Inspiration October 19, 2017
Just because a woman can do the job, doesn’t mean she has to.
Meg Whitman is the President and CEO of Hewlett Packard Enterprise. She led the split of HP and Hewlett Packard Enterprise. She made her name as CEO of eBay. She’s a badass and she knows it.
So could she handle taming the dumpster fire that is Uber’s reputation and bottom line following the resignation of former CEO Travis Kalanick? Of course. If anyone could, that is.
And Whitman was interested. I mean, think of how great that would look for women CEOs, for her to fill in for a scandal-ridden man and save a company fraught with headlines of sexual harassment, among other complaints. But does that mean she has to do it — that she gets stuck with the “leaky board” and the mess another irresponsible tech bro left behind? (Because you just know her sex will come into play in any criticism.)
I don’t think so. And Whitman doesn’t, either. “This is a very leaky board, and I was discomforted by that at at the time,” she told Squawk on the Street. Not to mention, she wasn’t even considered for the position until the board was already meeting about it one Friday night in San Francisco.

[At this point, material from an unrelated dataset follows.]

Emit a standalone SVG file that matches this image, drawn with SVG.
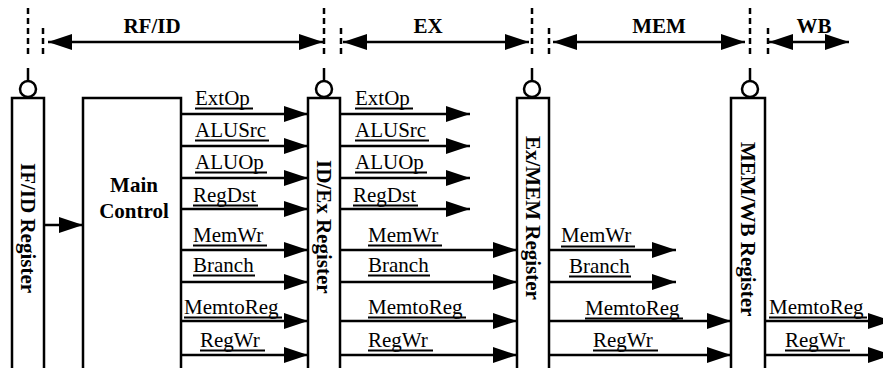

She told the publication that she got a call from a board member saying they hadn’t settled on a finalist and wondered if she would reconsider taking the position. How flattering. “We had a discussion about what it would take for any CEO to be successful there,” Whitman said. “We’ve got to settle the lawsuits between various factions of the board. Things have to take place in the board meeting, not outside the board meeting.”

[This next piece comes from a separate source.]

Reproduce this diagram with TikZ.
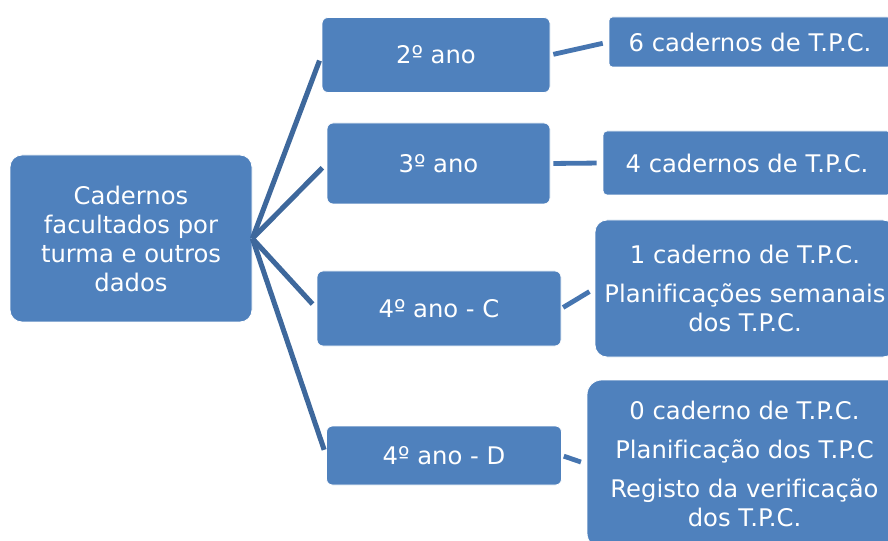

Sounds like a big, old mess to me. Of course, Whitman is an Uber investor, so she wants to see the company succeed. And she’s even helped them out before. She told the publication that she had given them a hand even before Kalanick’s departure. Which makes it all the more surprising that she wasn’t considered for the position until right before the board made its decision.

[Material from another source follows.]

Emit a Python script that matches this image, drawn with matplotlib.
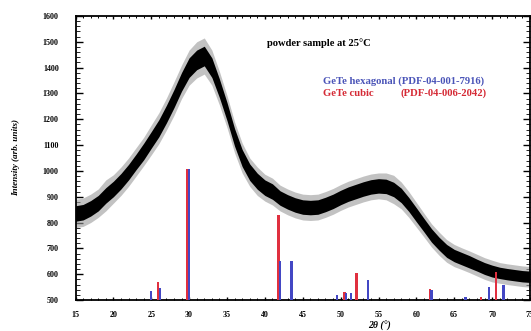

Not that it bothered her. “I might be the only CEO in America who likes running something smaller than something bigger,” Whitman said. “Because it gives me a chance to be in-depth with customers. I like a more nimble, agile company and I have no plans to leave HPE.” And since that story was reported, HPE saw a rise in its shares, so it looks like Whitman made the right decision.
Uber, on the other hand, has since moved forward with Dara Khosrowshahi – previously CEO of Expedia, Inc. – as the new CEO. Time will tell if he will be able to turn things around. He sure has his work cut out for him.